Opponents to negotiation
While some US officials and their allies have suggested that they're warming to the idea of negotiation, there is still a $10 million bounty for the capture or assassination of Mullah Omar. It is unlikely that the Bush administration will allow the Karzai government to embrace a fugitive leader who American officials have vilified almost on the same level as Osama bin Laden al-Qaida. Indeed, many officials in Afghanistan privately express deep scepticism that US policy-makers would ever countenance negotiations with the Taliban, let alone Mullah Omar.
For its part, and currently enjoying a resurgence of good relations with Afghanistan, India has no wish to empower what it considers a proxy of Pakistan. New Delhi is happy to support the US position.
While Iran may benefit from the difficulties that Taliban fighters are causing the US in the region, it is also keen to preserve the influence of its allies in western Afghanistan. Tehran has always had a stormy and suspicious relationship with the movement.
Some argue that Pakistan would benefit from an increase in Taliban political power, especially if former sponsor Benazir Bhutto again regains control in Islamabad.
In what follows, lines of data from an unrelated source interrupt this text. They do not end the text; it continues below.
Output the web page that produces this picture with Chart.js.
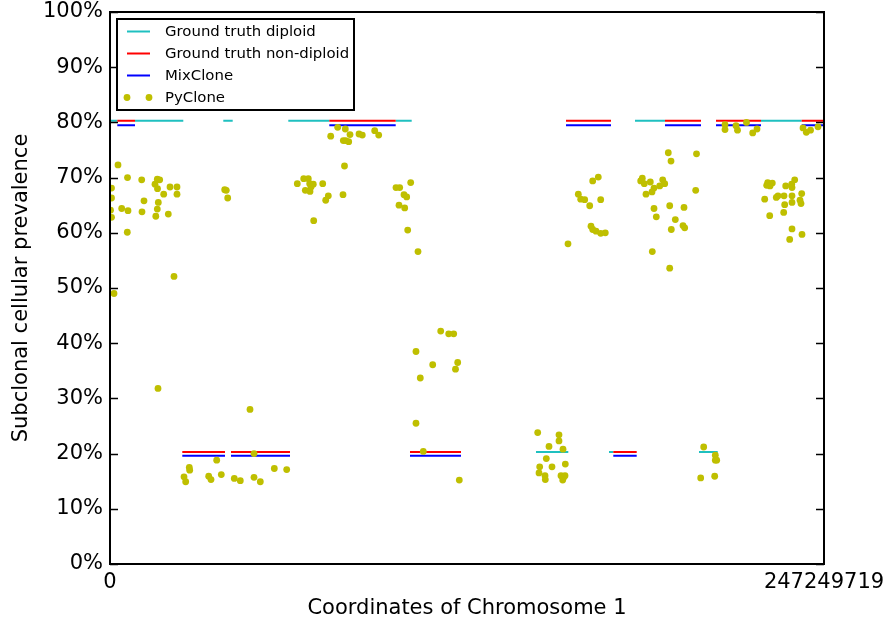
<!DOCTYPE html>
<html><head><meta charset="utf-8">
<script src="https://cdn.jsdelivr.net/npm/chart.js@4.4.1/dist/chart.umd.min.js"></script>
<style>html,body{margin:0;padding:0;background:#fff}canvas{display:block}</style>
</head><body>
<canvas id="c" width="888" height="624"></canvas>
<script>
// ---------------- DATA ----------------
const CHROM_LENGTH = 247249719;
const xTickValues = [0, CHROM_LENGTH];
const yTickValues = [0, 10, 20, 30, 40, 50, 60, 70, 80, 90, 100];
const xTitle = 'Coordinates of Chromosome 1';
const yTitle = 'Subclonal cellular prevalence';
const seriesNames = ['Ground truth diploid', 'Ground truth non-diploid', 'MixClone', 'PyClone'];

// Ground truth diploid segments (start, end, prevalence %)
const diploidStart = [0, 8657200, 39234400, 61743100, 98934500, 181801200, 225433500, 147518700, 172797700, 203963600];
const diploidEnd   = [2527900, 25382900, 42489500, 75940900, 104475100, 192189800, 239527400, 158703800, 174286800, 210439200];
const diploidLevel = [80.3, 80.3, 80.3, 80.3, 80.3, 80.3, 80.3, 20.3, 20.3, 20.3];

// Ground truth non-diploid segments
const nonDiploidStart = [2527900, 75940900, 157907300, 192189800, 209850500, 239527400, 25036600, 41900800, 103886400, 174286800];
const nonDiploidEnd   = [8657200, 98934500, 173490300, 204656200, 225433500, CHROM_LENGTH, 39823100, 62331800, 121547100, 182389900];
const nonDiploidLevel = [80.3, 80.3, 80.3, 80.3, 80.3, 80.3, 20.3, 20.3, 20.3, 20.3];

// MixClone estimated segments
const mixStart = [2527900, 75940900, 157907300, 192189800, 209850500, 239527400, 25036600, 41900800, 103886400, 174286800];
const mixEnd   = [8657200, 98934500, 173490300, 204656200, 225433500, CHROM_LENGTH, 39823100, 62331800, 121547100, 182389900];
const mixLevel = [79.5, 79.5, 79.5, 79.5, 79.5, 79.5, 19.6, 19.6, 19.6, 19.6];

// PyClone estimates: [coordinate, prevalence %]
const pyclonePoints = [
 [2.77e6,72.3],[6.06e6,70.0],[10.98e6,69.6],[16.38e6,69.7],[17.21e6,69.6],[15.58e6,68.8],[16.45e6,68.0],[20.78e6,68.3],
 [23.2e6,68.3],[18.6e6,67.0],[23.2e6,67.0],[0.52e6,68.1],[0.52e6,66.3],[11.77e6,65.8],[16.73e6,65.5],[0.17e6,64.1],
 [4.05e6,64.4],[6.23e6,64.0],[11.08e6,63.8],[16.38e6,64.3],[20.19e6,63.4],[0.52e6,62.8],[15.86e6,63.0],[5.99e6,60.1],
 [22.16e6,52.1],[1.39e6,49.0],[39.72e6,67.8],[40.27e6,67.7],[40.76e6,66.3],[16.62e6,31.8],[48.48e6,28.0],
 [25.63e6,15.8],[26.21e6,14.9],[27.46e6,17.5],[27.6e6,17.0],[36.95e6,18.8],[34.18e6,15.9],[34.98e6,15.3],[38.54e6,16.2],
 [43.04e6,15.5],[45.12e6,15.1],[49.87e6,20.0],[49.87e6,15.7],[52.05e6,14.9],[56.9e6,17.3],[61.19e6,17.1],
 [78.85e6,79.1],[81.48e6,78.8],[76.43e6,77.5],[83.11e6,77.8],[86.23e6,77.9],[87.37e6,77.7],[91.66e6,78.5],[93.05e6,77.7],
 [80.79e6,76.7],[81.62e6,76.7],[82.66e6,76.5],[81.2e6,72.1],
 [64.86e6,68.9],[67.08e6,69.8],[68.67e6,69.8],[69.15e6,68.9],[70.4e6,68.8],[73.66e6,68.9],[67.63e6,67.7],[69.26e6,67.5],
 [69.6e6,68.3],[75.6e6,66.7],[74.7e6,65.9],[80.69e6,66.9],[70.54e6,62.2],
 [99.04e6,68.2],[100.32e6,68.2],[104.13e6,69.1],[101.81e6,66.9],[102.74e6,66.5],[100.08e6,65.0],[102.05e6,64.5],[103.09e6,60.5],
 [106.66e6,56.6],[114.52e6,42.2],[117.29e6,41.7],[119.02e6,41.7],[105.96e6,38.5],[111.75e6,36.1],[120.4e6,36.5],[119.64e6,35.3],
 [107.45e6,33.7],[105.96e6,25.5],[108.49e6,20.4],[120.96e6,15.2],
 [148.11e6,23.8],[155.48e6,23.4],[155.48e6,22.3],[152.02e6,21.3],[156.87e6,20.8],[151.09e6,19.1],[148.8e6,17.6],[153.06e6,17.6],
 [157.67e6,18.1],[148.56e6,16.5],[150.64e6,16.0],[150.74e6,15.3],[156.18e6,16.0],[157.56e6,16.0],[156.77e6,15.2],[156.97e6,15.6],
 [158.6e6,58.0],[162.17e6,67.0],[163.0e6,66.1],[164.38e6,66.0],[167.15e6,69.4],[169.09e6,70.1],[169.92e6,66.0],[166.12e6,64.9],
 [166.56e6,61.2],[167.15e6,60.6],[168.3e6,60.3],[169.92e6,59.9],[171.52e6,60.0],
 [193.33e6,74.5],[194.27e6,73.0],[203.1e6,74.3],[202.82e6,67.7],[183.77e6,69.4],[184.33e6,69.9],[185.02e6,68.9],[187.1e6,69.2],
 [185.61e6,67.0],[187.69e6,67.4],[188.38e6,68.1],[190.35e6,68.5],[191.39e6,69.6],[192.09e6,68.9],[188.38e6,64.4],[189.18e6,62.9],
 [193.82e6,64.9],[198.77e6,64.6],[195.76e6,62.4],[194.37e6,60.6],[198.42e6,61.3],[199.01e6,60.9],[187.79e6,56.6],[193.82e6,53.6],
 [205.59e6,21.2],[209.61e6,19.7],[209.61e6,18.8],[210.09e6,18.8],[204.55e6,15.6],[209.4e6,15.9],
 [212.97e6,79.6],[212.97e6,78.7],[216.78e6,79.4],[217.3e6,78.6],[220.41e6,80.0],[222.56e6,78.1],[224.05e6,78.8],
 [239.98e6,79.0],[241.12e6,78.2],[242.58e6,78.6],[245.17e6,79.2],
 [227.75e6,69.1],[229.35e6,69.0],[227.41e6,68.6],[228.55e6,68.5],[226.71e6,66.1],[230.73e6,66.4],[231.32e6,66.7],[233.4e6,66.7],
 [233.99e6,68.5],[236.17e6,68.2],[236.06e6,68.8],[237.1e6,69.6],[239.53e6,67.1],[236.17e6,66.7],[238.94e6,65.9],[239.29e6,65.3],
 [236.17e6,65.5],[233.64e6,65.1],[228.45e6,63.1],[233.29e6,63.7],[236.17e6,60.7],[239.63e6,59.7],[235.37e6,58.8]
];

// ---------------- BUILD ----------------
function segmentsToPoints(starts, ends, levels) {
  const pts = [];
  for (let i = 0; i < starts.length; i++) {
    pts.push({x: starts[i], y: levels[i]}, {x: ends[i], y: levels[i]}, {x: ends[i], y: null});
  }
  return pts;
}

const COLORS = {diploid: '#1fc0c0', nondiploid: '#ff0000', mix: '#0000ff', py: '#bfbf00'};
const FONT = 'DejaVu Sans';
Chart.defaults.font.family = FONT;
Chart.defaults.color = '#000';

const lineCommon = {pointRadius: 0, borderWidth: 2, tension: 0, spanGaps: false, fill: false, borderCapStyle: 'butt'};

const framePlugin = {
  id: 'frame',
  afterDatasetsDraw(chart) {
    const {ctx, chartArea: a, scales: {x, y}} = chart;
    ctx.save();
    ctx.strokeStyle = '#000';
    ctx.lineWidth = 1.5;
    ctx.beginPath();
    y.ticks.forEach(t => {
      const py = Math.round(y.getPixelForValue(t.value)) + 0.5;
      ctx.moveTo(a.left, py); ctx.lineTo(a.left + 8, py);
      ctx.moveTo(a.right, py); ctx.lineTo(a.right - 8, py);
    });
    x.ticks.forEach(t => {
      const px = x.getPixelForValue(t.value);
      ctx.moveTo(px, a.bottom); ctx.lineTo(px, a.bottom - 8);
      ctx.moveTo(px, a.top); ctx.lineTo(px, a.top + 8);
    });
    ctx.stroke();
    ctx.lineWidth = 2;
    ctx.strokeRect(a.left, a.top, a.right - a.left, a.bottom - a.top);
    ctx.restore();
  }
};

const legendPlugin = {
  id: 'boxLegend',
  afterDraw(chart) {
    const {ctx, chartArea: a} = chart;
    const bx = a.left + 7, by = a.top + 7, bw = 237, bh = 91;
    ctx.save();
    ctx.fillStyle = '#fff';
    ctx.fillRect(bx, by, bw, bh);
    ctx.strokeStyle = '#000';
    ctx.lineWidth = 2;
    ctx.strokeRect(bx, by, bw, bh);
    ctx.font = '14.9px "' + FONT + '"';
    ctx.textBaseline = 'middle';
    chart.data.datasets.forEach((ds, i) => {
      const cy = by + 12.5 + i * 22;
      if (ds.showLine === false) {
        ctx.fillStyle = ds.backgroundColor;
        [bx + 10, bx + 32].forEach(cx => { ctx.beginPath(); ctx.arc(cx, cy, 3.4, 0, Math.PI * 2); ctx.fill(); });
      } else {
        ctx.strokeStyle = ds.borderColor;
        ctx.lineWidth = 2;
        ctx.beginPath(); ctx.moveTo(bx + 10, cy); ctx.lineTo(bx + 33, cy); ctx.stroke();
      }
      ctx.fillStyle = '#000';
      ctx.fillText(ds.label, bx + 48, cy + 1);
    });
    ctx.restore();
  }
};

new Chart(document.getElementById('c'), {
  type: 'line',
  data: {
    datasets: [
      Object.assign({label: seriesNames[0], data: segmentsToPoints(diploidStart, diploidEnd, diploidLevel), borderColor: COLORS.diploid, backgroundColor: COLORS.diploid, order: 3}, lineCommon),
      Object.assign({label: seriesNames[1], data: segmentsToPoints(nonDiploidStart, nonDiploidEnd, nonDiploidLevel), borderColor: COLORS.nondiploid, backgroundColor: COLORS.nondiploid, order: 2}, lineCommon),
      Object.assign({label: seriesNames[2], data: segmentsToPoints(mixStart, mixEnd, mixLevel), borderColor: COLORS.mix, backgroundColor: COLORS.mix, order: 1}, lineCommon),
      {label: seriesNames[3], data: pyclonePoints.map(p => ({x: p[0], y: p[1]})), showLine: false,
       pointRadius: 3.4, pointBorderWidth: 0, borderWidth: 0, pointBackgroundColor: COLORS.py, backgroundColor: COLORS.py, borderColor: COLORS.py, order: 0}
    ]
  },
  options: {
    responsive: false, animation: false, devicePixelRatio: 1,
    layout: {padding: {left: 0, right: 64, top: 12, bottom: 0}},
    plugins: {legend: {display: false}, tooltip: {enabled: false}},
    scales: {
      x: {
        type: 'linear', min: 0, max: CHROM_LENGTH,
        afterBuildTicks: s => { s.ticks = xTickValues.map(v => ({value: v})); },
        afterFit: s => { s.height = 60; s.paddingLeft = 0; s.paddingRight = 0; },
        grid: {display: false, drawTicks: false}, border: {display: false},
        ticks: {padding: 6, color: '#000', font: {size: 21}, maxRotation: 0, autoSkip: false, callback: v => String(v)},
        title: {display: true, text: xTitle, color: '#000', font: {size: 21}, padding: {top: 0, bottom: 3}}
      },
      y: {
        type: 'linear', min: 0, max: 100,
        afterBuildTicks: s => { s.ticks = yTickValues.map(v => ({value: v})); },
        afterFit: s => { s.width = 110; s.paddingTop = 0; s.paddingBottom = 0; },
        grid: {display: false, drawTicks: false}, border: {display: false},
        ticks: {padding: 7, color: '#000', font: {size: 21}, callback: v => v + '%'},
        title: {display: true, text: yTitle, color: '#000', font: {size: 21}, padding: {top: 9, bottom: 0}}
      }
    }
  },
  plugins: [framePlugin, legendPlugin]
});
</script>
</body></html>
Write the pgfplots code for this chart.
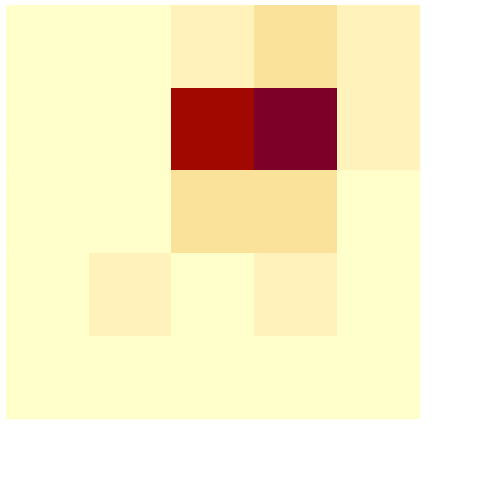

However, it is also likely that Pakistan would be unwilling to cede the control that it is currently able to exert over the movement's political leadership in exile.
Finally, the United Front, an Afghan political party formed earlier this year and mainly composed of senior members of the Northern Alliance, has no desire to welcome their former enemies into parliament. In the increasingly ethnic politics of the country, they consider it a ploy by Pashtun-speaking Karzai to shore up his shaky power-base ahead of the 2009 elections.
Unless these various actors prioritise the future of Afghanistan above their own interests, meaningful negotiations between the Taliban and the Afghan government remain only a distant possibility. Geopolitics, in spite of local realities, will prevent any peace-deal with the Taliban from taking place.